Tuesday, January 16, 2024

Welcome to Fish-Wrapping 101

Or maybe 404.

I have written a number of times in the past about how we are uninformed, malinformed, and misinformed by our mainstream news media and on the impacts on our political discourse that result (some examples here).

Our latest example comes to us from Newsweek. It’s not as egregious as some, where the bias lies in shading and emphasis, but it is so ridiculous that it deserves mention.

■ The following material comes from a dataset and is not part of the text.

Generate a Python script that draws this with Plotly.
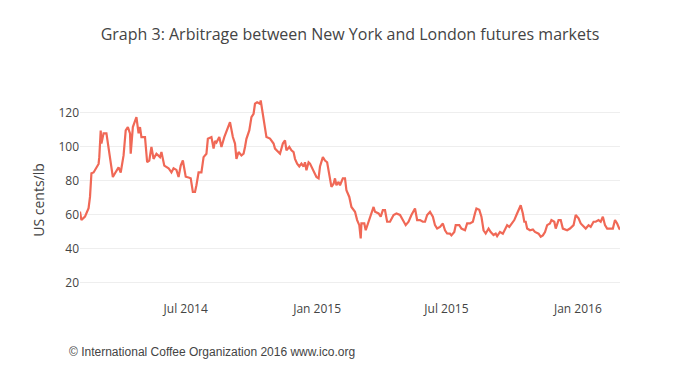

One of the things that media outlets, particularly print outlets, know full well is that a good many people never get past the first graph of a news article. That’s why the standard of “the 5 Ws” (who, what, when, where, why) exists; the idea is to get as many of the basic facts as high in the article as possible, if possible in the first graph, to ensure that the greatest number of readers will have them - because that’s often all many readers see and so form the impression they take away from it.

It’s also why the headline is important, as it should (and in practice does) frame the substance of the issue in a single line or two. One thing as readers we should be wary of is that the headline we see on an article from an outside source, for example on a news aggregator or a reprint of a wire service report, may not be the one the original source put on it and so may have a different slant or emphasis than was intended or even present in that original.

So know that in this case, that is not an issue. Newsweek is the original source and the headline involved is theirs.

Okay, the story.

On January 9, there were a series of 13 special elections in Virginia, two for state Senate seats, 11 for ones in the state House of Delegates. How did Newsweek report the results? Here is the headline and first paragraph:

Republicans Annihilate Democrats in Virginia Election Sweep
Republicans scored massive victories in elections held in Virginia on Tuesday, returning two GOP politicians to local legislature following the departure of the incumbents.
So what, beyond the hyperbole, is wrong?

Not one of those 13 races flipped a seat! Not one! The magazine took advantage of two large wins by GOPpers, one in the Senate and one in the House, to use “annihilate,” “sweep,” and “massive” to describe the overall result and focus the first 13 graphs of a 17-graph story on those two races.  Even that overstates it, as the 11 House races were mentioned just once, in the 14th graph, with the final three being about Glen Youngkin, a Biden-Trump poll, and that Newsweek had asked state parties for more comment.

As if that wasn’t enough, the two “big” wins weren’t all that big when you consider that one of the winners had run unopposed in his last race and the other was replacing a GOPper who had retired and also had run unopposed last time. (Thank you, Ballotpedia and Wikipedia.) To say these districts are overwhelmingly GOPper borders on understatement, so the size of the victories were no surprise.

Such is the state of too much of our national news media, where the search from drama frequently outweighs being informative or even making a stab at balance. There is an old saying among newspapers that “if it bleeds, it leads.” A modern version might be using “tricks for clicks” because “if it shocks, it rocks.”

For the moment, though, we have “Newsweak.”